HAPPENINGText: Peta Jenkin

Ever since its inception in1988 as a video art event, Transmediale has grown to be one of the biggest art festivals whose participating artists seek to interpret and reflect on the technologies that determine our experiential world.

This year’s Festival theme “Basics” compelled artists to provide answers to the questions’ ‘What are the Basics of your culture? Is your reality digital or analogue? Are you ethical or aesthetical?’, helping to redefine new media art practice with relation to the myriad of technologies that affect us on many levels. For me, the point was not so much to try and make sense of this curatorial theme but simply to take in and absorb the latest visual and aural offerings from the international new media world.

Installations, workshops, lectures and performances were spread across ten intensive days, with the ‘House of World Cultures’ providing the venue for the daytime and early evening performances and screenings, and Berlin’s cavernous warehouse nightclub ‘Maria’ the hotspot for nighttime activity.


Usman Haque, Sky Ear

The Festival kicked off with an opening address and party, and a much-anticipated live art performance entitled ‘Sky Ear’ by Usman Haque (UK). People filed outside to view the installation, and were given a small piece of paper with a mobile phone number to call. Slowly the mass of helium balloons rose into the night sky, with colored lights inside shimmering and changing, triggered by the mobile phone calls from the crowd below.
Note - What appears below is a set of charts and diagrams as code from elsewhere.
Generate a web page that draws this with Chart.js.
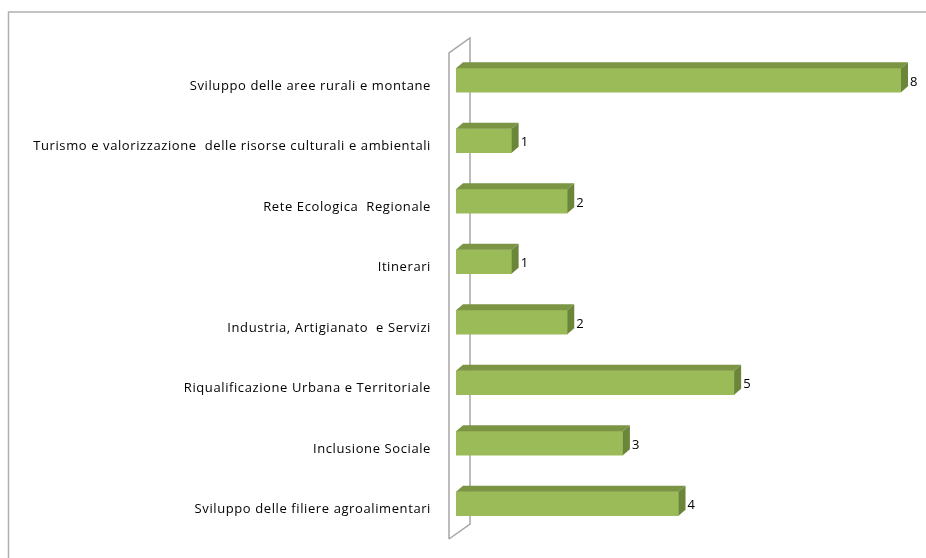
<!DOCTYPE html>
<html>
<head>
<meta charset="utf-8">
<script src="https://cdn.jsdelivr.net/npm/chart.js@4"></script>
<style>
  body { margin: 0; background: #fff; }
  #wrap { width: 926px; height: 558px; }
</style>
</head>
<body>
<div id="wrap"><canvas id="chart" width="926" height="558"></canvas></div>
<script>
// categorie e valori (dall'alto verso il basso)
const categories = [
    'Sviluppo delle aree rurali e montane',
    'Turismo e valorizzazione  delle risorse culturali e ambientali',
    'Rete Ecologica  Regionale',
    'Itinerari',
    'Industria, Artigianato  e Servizi',
    'Riqualificazione Urbana e Territoriale',
    'Inclusione Sociale',
    'Sviluppo delle filiere agroalimentari'
];
const values = [8, 1, 2, 1, 2, 5, 3, 4];
const xMax = 8;

const FONT = '"Open Sans", sans-serif';
const DEPTH_X = 7, DEPTH_Y = -6;

// cornice grigia + parete 3D a sinistra
const wallPlugin = {
    id: 'wall',
    beforeDraw(chart) {
        const ctx = chart.ctx;
        const a = chart.chartArea;
        ctx.letterSpacing = '0.6px'; // testo un po' più largo, come in Excel
        ctx.save();
        ctx.strokeStyle = '#b0b0b0';
        ctx.lineWidth = 1.5;
        ctx.beginPath();
        ctx.moveTo(8.5, 558);
        ctx.lineTo(8.5, 12);
        ctx.lineTo(926, 12);
        ctx.stroke();

        // parete
        const fx = a.left - 7, fTop = a.top + 3, fBot = a.bottom + 5;
        const dx = 21, dy = -15;
        ctx.strokeStyle = '#a6a6a6';
        ctx.lineWidth = 1.5;
        ctx.beginPath();
        ctx.moveTo(fx, fBot);
        ctx.lineTo(fx, fTop);
        ctx.lineTo(fx + dx, fTop + dy);
        ctx.lineTo(fx + dx, fBot + dy);
        ctx.lineTo(fx, fBot);
        ctx.stroke();
        ctx.restore();
    }
};

// facce superiori e laterali delle barre + etichette dei valori
const bar3dPlugin = {
    id: 'bar3d',
    afterDatasetsDraw(chart) {
        const ctx = chart.ctx;
        const meta = chart.getDatasetMeta(0);
        ctx.save();
        meta.data.forEach((bar, i) => {
            const p = bar.getProps(['x', 'y', 'base', 'height'], true);
            const top = p.y - p.height / 2;
            const bottom = p.y + p.height / 2;

            // faccia superiore
            ctx.fillStyle = '#7b9545';
            ctx.beginPath();
            ctx.moveTo(p.base, top);
            ctx.lineTo(p.base + DEPTH_X, top + DEPTH_Y);
            ctx.lineTo(p.x + DEPTH_X, top + DEPTH_Y);
            ctx.lineTo(p.x, top);
            ctx.closePath();
            ctx.fill();

            // faccia laterale
            ctx.fillStyle = '#6b8539';
            ctx.beginPath();
            ctx.moveTo(p.x, top);
            ctx.lineTo(p.x + DEPTH_X, top + DEPTH_Y);
            ctx.lineTo(p.x + DEPTH_X, bottom + DEPTH_Y);
            ctx.lineTo(p.x, bottom);
            ctx.closePath();
            ctx.fill();

            // valore
            ctx.fillStyle = '#000';
            ctx.font = '13px ' + FONT;
            ctx.textAlign = 'left';
            ctx.textBaseline = 'middle';
            ctx.fillText(String(values[i]), p.x + DEPTH_X + 2, p.y + 2);
        });
        ctx.restore();
    }
};

new Chart(document.getElementById('chart'), {
    type: 'bar',
    data: {
        labels: categories,
        datasets: [{
            data: values,
            backgroundColor: '#9bbb59',
            borderWidth: 0,
            barThickness: 24
        }]
    },
    options: {
        indexAxis: 'y',
        responsive: false,
        animation: false,
        layout: { padding: { left: 0, right: 25, top: 50, bottom: 24 } },
        plugins: {
            legend: { display: false },
            tooltip: { enabled: false }
        },
        scales: {
            x: { display: false, min: 0, max: xMax },
            y: {
                // tacche invisibili: servono solo a distanziare le etichette
                grid: {
                    display: true,
                    drawOnChartArea: false,
                    drawTicks: true,
                    tickLength: 25,
                    color: 'rgba(0,0,0,0)'
                },
                border: { display: false },
                afterFit(scale) { scale.width = 456; },
                ticks: {
                    color: '#000',
                    padding: 0,
                    labelOffset: 6,
                    font: { family: FONT, size: 13 }
                }
            }
        }
    },
    plugins: [wallPlugin, bar3dPlugin]
});
</script>
</body>
</html>
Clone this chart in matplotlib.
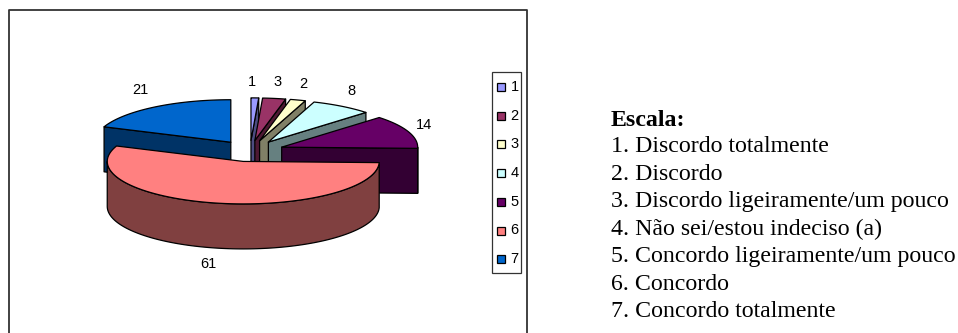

A shame that with a measly two cents of calling credit left on my phone, I wasn’t able to dial in and be part of this interaction. It was enjoyable enough (save for trying to cope with the cold air seeping into your bones) to stand with your head craned back and watch the amorphous blobs shift and tilt from above, controlled like a kite with two long ropes attached and steadied by two men in overalls and headsets on the grassed area below.


Seiko Mikami +Sota Ichikawa, Gravicells

Continuing on the theme of viewer participation was ‘Gravicells’, a brilliantly executed piece and most definitely one of my favorites, by Seiko Mikami +Sota Ichikawa (Japan). Viewers were invited to walk on a large square area of tiles, instantly creating a vector imprint of the person’s weight and position on a topographical map projected on the adjacent wall. Most people were only quietly interacting with the piece, stepping and shifting their weight, and with so many people on at once it was quite difficult to distinguish one’s own movements. I found that a more violent approach was needed, and jumped up higher, to land harder on the ceramic tiles, creating beautiful vector ripples on the projected wall that gave away my position instantly. (..I have since learnt not to be shy or intimidated with interactive media art, as it’s often more interesting to test a work’s limitations and hidden secrets, which can often only become apparent with a more determined approach).

Another favorite of the Exhibition was ‘Pong Mechanik’ by Roy Niklas from Germany. ‘Pong’ is familiar to most as one of the first computer games ever programmed. In this exhibit, Niklas humorsly takes the Pong idea a step further – or back – by reconstruction the game completely out of analogue, mechanical parts. Two players stand on opposite ends and move a joystick, which in turn moves the small plate, hopefully deflecting the square cube that glides back and forth across the plexi-glass surface. It’s a rare case of hardware emulating software, and mind-boggling to think how complicated it would have been to construct such an elegant and highly indulgent machine.